* WHAT YOU ARE ASKED TO DO
Below, find the line containing "Reproduce this chart with matplotlib." and the line containing "baseline_range = [-3.94, 3.66]"; reproduce exactly those two and every line between them, omitting pictures.

----

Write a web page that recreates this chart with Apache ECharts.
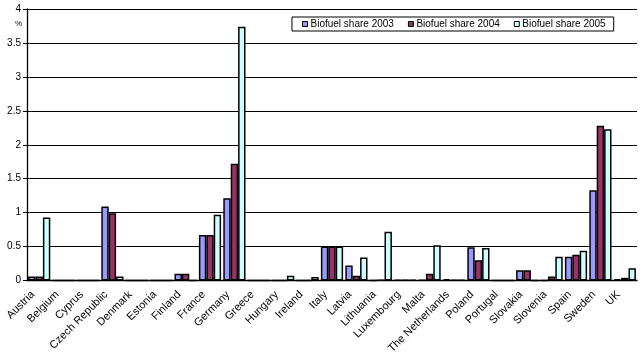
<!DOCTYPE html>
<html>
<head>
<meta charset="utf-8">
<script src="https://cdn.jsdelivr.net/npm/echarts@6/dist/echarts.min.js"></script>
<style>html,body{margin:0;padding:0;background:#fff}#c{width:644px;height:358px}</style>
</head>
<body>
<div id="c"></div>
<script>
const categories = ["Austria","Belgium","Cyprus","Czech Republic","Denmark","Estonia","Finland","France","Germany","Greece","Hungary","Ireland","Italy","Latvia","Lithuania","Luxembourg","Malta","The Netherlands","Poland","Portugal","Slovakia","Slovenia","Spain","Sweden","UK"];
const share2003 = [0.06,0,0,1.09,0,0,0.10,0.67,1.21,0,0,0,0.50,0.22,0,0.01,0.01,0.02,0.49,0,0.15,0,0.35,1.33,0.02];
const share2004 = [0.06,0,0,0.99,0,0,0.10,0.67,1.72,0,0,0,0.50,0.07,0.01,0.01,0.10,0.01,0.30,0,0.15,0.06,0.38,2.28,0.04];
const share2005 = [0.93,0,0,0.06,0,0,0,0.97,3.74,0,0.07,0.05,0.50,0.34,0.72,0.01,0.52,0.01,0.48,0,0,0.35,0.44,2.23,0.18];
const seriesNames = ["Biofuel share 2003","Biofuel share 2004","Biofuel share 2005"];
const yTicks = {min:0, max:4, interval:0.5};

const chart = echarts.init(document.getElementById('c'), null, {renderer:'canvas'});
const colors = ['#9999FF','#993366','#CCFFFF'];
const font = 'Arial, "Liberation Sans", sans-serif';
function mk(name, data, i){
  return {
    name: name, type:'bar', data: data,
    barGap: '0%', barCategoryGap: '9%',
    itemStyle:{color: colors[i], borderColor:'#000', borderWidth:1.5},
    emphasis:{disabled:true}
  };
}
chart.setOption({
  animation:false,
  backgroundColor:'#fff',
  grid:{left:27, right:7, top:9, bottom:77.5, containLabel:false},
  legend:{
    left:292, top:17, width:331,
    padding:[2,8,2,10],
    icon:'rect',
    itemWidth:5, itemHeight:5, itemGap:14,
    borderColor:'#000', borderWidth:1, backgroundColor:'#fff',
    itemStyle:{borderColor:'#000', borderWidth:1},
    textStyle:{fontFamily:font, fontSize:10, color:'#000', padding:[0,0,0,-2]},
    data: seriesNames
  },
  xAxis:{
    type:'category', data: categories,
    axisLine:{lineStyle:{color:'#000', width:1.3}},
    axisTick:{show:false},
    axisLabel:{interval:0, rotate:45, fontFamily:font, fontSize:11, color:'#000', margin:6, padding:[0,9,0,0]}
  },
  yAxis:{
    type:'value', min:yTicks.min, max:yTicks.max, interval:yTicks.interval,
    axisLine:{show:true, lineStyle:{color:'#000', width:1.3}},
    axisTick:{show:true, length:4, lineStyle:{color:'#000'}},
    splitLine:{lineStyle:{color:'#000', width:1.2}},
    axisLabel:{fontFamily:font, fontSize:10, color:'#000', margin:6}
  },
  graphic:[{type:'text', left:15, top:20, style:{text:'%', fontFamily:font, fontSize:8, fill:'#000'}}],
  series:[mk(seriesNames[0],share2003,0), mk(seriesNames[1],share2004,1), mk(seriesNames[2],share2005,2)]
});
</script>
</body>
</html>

----

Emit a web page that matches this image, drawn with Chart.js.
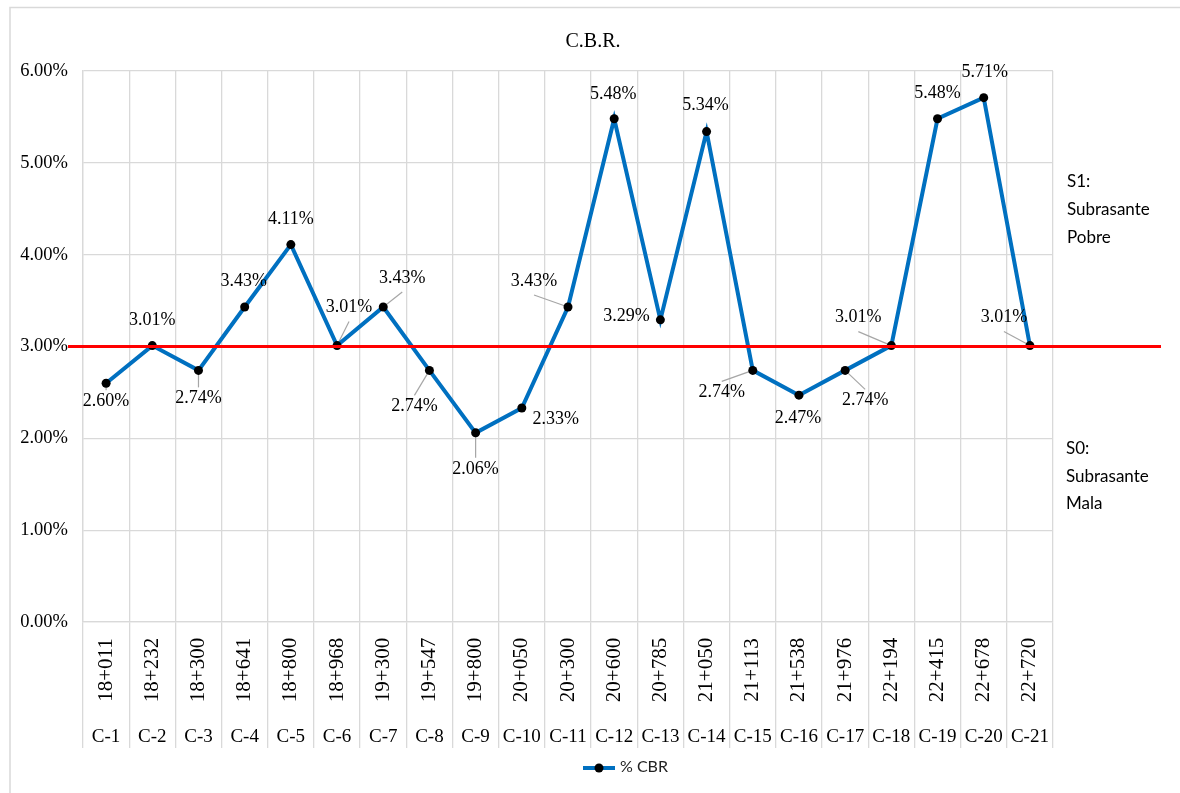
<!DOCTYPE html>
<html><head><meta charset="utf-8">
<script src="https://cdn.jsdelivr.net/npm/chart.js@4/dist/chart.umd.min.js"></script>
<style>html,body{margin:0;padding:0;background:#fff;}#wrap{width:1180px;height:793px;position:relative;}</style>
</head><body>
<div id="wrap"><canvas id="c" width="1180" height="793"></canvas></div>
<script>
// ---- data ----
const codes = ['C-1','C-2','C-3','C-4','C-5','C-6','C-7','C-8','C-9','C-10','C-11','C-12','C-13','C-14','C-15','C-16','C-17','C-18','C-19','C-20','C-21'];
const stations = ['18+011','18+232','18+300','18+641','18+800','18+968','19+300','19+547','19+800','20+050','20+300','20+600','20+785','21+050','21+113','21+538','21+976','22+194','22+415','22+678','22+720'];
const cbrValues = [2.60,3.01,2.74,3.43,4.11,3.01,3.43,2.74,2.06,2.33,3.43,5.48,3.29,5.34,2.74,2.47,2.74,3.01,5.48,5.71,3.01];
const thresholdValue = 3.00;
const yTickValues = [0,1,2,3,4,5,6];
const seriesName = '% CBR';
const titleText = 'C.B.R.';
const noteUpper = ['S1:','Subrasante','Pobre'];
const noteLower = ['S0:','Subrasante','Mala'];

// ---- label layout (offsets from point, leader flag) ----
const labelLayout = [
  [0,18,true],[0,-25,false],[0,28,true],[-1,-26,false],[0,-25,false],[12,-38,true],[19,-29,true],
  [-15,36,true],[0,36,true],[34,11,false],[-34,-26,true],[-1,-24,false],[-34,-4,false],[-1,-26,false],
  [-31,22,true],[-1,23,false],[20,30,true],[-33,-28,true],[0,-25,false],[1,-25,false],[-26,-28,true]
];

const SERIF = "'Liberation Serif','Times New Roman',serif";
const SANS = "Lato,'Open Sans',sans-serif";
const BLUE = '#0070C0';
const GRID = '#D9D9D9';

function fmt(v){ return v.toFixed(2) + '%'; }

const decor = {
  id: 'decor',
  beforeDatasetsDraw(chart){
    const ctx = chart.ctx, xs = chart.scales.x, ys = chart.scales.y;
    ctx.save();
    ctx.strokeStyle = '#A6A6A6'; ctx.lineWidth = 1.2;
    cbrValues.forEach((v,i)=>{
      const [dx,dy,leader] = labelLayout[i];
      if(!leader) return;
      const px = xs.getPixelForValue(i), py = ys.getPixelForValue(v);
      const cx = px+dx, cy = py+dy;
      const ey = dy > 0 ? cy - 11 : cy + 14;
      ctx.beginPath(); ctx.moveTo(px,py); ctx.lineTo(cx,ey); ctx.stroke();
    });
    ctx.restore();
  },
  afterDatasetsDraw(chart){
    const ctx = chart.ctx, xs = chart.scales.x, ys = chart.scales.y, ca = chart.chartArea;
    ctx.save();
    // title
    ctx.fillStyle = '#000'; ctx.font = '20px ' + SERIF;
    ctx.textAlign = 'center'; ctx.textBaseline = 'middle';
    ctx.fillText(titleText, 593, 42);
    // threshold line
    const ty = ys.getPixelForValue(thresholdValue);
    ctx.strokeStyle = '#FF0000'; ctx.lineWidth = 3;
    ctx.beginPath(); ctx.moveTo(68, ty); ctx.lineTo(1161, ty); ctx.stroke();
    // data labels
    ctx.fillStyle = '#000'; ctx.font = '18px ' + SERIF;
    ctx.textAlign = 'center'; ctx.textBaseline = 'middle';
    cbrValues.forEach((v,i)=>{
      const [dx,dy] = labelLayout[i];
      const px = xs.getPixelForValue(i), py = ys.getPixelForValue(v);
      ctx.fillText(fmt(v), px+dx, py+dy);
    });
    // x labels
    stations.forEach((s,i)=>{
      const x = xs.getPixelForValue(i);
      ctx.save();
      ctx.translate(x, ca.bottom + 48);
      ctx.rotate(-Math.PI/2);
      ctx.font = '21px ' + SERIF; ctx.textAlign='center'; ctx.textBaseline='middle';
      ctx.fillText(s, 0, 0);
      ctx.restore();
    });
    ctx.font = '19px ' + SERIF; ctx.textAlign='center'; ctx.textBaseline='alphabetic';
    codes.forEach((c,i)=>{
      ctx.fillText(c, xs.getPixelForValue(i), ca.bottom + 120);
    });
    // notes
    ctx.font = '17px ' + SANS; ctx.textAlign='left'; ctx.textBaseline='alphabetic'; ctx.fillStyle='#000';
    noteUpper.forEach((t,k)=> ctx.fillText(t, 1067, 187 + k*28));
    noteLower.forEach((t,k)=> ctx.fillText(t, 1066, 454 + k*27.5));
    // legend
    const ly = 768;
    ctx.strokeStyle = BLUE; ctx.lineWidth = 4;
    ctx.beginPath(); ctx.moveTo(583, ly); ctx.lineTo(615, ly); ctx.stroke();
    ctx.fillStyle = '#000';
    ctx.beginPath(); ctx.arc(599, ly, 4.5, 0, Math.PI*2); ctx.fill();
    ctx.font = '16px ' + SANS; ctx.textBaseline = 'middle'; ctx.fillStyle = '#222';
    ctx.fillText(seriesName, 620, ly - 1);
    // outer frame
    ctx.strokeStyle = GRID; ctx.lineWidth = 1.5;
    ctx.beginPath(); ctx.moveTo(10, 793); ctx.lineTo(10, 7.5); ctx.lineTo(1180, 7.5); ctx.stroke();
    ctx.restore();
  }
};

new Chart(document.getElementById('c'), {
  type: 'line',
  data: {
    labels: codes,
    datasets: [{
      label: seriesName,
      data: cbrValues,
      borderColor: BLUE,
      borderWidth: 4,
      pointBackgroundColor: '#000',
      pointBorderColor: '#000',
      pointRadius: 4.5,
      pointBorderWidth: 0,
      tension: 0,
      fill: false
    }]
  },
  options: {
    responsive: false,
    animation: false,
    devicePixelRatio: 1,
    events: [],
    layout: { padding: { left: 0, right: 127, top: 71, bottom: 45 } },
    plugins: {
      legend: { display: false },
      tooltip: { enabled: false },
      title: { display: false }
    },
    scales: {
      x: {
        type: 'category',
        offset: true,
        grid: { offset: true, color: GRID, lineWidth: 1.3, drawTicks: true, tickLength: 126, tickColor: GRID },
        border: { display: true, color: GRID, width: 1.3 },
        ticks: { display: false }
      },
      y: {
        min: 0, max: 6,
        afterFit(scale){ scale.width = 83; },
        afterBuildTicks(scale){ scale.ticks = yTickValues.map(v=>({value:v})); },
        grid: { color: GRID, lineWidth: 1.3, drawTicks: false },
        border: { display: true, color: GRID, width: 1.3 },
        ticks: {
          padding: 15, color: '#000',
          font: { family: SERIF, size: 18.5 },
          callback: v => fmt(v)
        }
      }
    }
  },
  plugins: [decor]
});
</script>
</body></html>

----

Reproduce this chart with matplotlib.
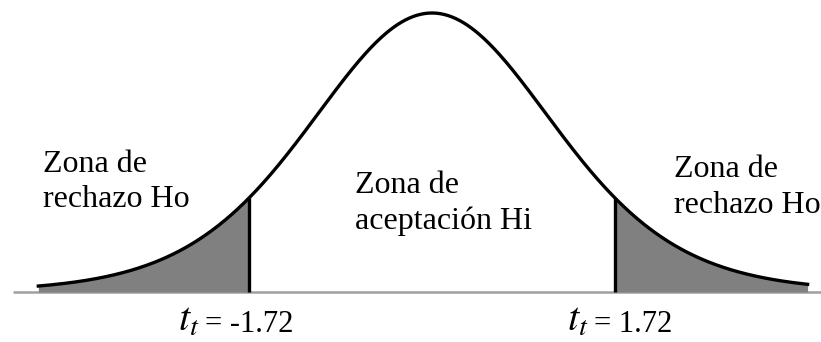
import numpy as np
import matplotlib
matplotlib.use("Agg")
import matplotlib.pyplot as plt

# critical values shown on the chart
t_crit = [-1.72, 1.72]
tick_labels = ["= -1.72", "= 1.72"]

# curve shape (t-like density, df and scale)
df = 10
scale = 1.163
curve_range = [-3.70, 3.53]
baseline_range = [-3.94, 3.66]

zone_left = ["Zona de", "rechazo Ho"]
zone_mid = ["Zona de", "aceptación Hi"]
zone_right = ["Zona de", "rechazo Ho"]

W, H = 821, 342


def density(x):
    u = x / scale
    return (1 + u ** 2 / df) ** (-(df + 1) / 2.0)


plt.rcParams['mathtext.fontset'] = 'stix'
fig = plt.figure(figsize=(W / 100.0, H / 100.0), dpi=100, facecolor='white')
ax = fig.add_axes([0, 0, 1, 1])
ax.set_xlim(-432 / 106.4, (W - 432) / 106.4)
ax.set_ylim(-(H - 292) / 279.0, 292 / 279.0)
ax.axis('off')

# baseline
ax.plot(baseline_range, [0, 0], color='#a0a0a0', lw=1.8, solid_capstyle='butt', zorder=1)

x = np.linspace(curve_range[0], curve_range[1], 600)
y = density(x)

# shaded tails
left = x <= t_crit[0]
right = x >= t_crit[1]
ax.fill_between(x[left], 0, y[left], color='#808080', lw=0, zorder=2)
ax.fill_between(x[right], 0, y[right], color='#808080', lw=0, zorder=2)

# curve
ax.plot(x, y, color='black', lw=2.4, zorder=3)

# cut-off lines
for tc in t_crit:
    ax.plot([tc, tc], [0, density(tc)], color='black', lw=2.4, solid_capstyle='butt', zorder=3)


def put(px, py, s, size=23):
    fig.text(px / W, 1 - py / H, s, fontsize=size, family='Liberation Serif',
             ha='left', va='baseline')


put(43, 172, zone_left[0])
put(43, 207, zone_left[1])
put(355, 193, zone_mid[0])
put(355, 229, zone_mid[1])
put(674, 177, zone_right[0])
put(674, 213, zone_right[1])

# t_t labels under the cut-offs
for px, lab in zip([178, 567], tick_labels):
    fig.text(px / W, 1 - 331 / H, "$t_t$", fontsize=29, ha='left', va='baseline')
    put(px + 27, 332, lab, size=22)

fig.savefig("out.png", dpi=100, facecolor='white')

----

* RESULT OF THE TASK
Reproduce this chart with matplotlib.
import numpy as np
import matplotlib
matplotlib.use("Agg")
import matplotlib.pyplot as plt

# critical values shown on the chart
t_crit = [-1.72, 1.72]
tick_labels = ["= -1.72", "= 1.72"]

# curve shape (t-like density, df and scale)
df = 10
scale = 1.163
curve_range = [-3.70, 3.53]
baseline_range = [-3.94, 3.66]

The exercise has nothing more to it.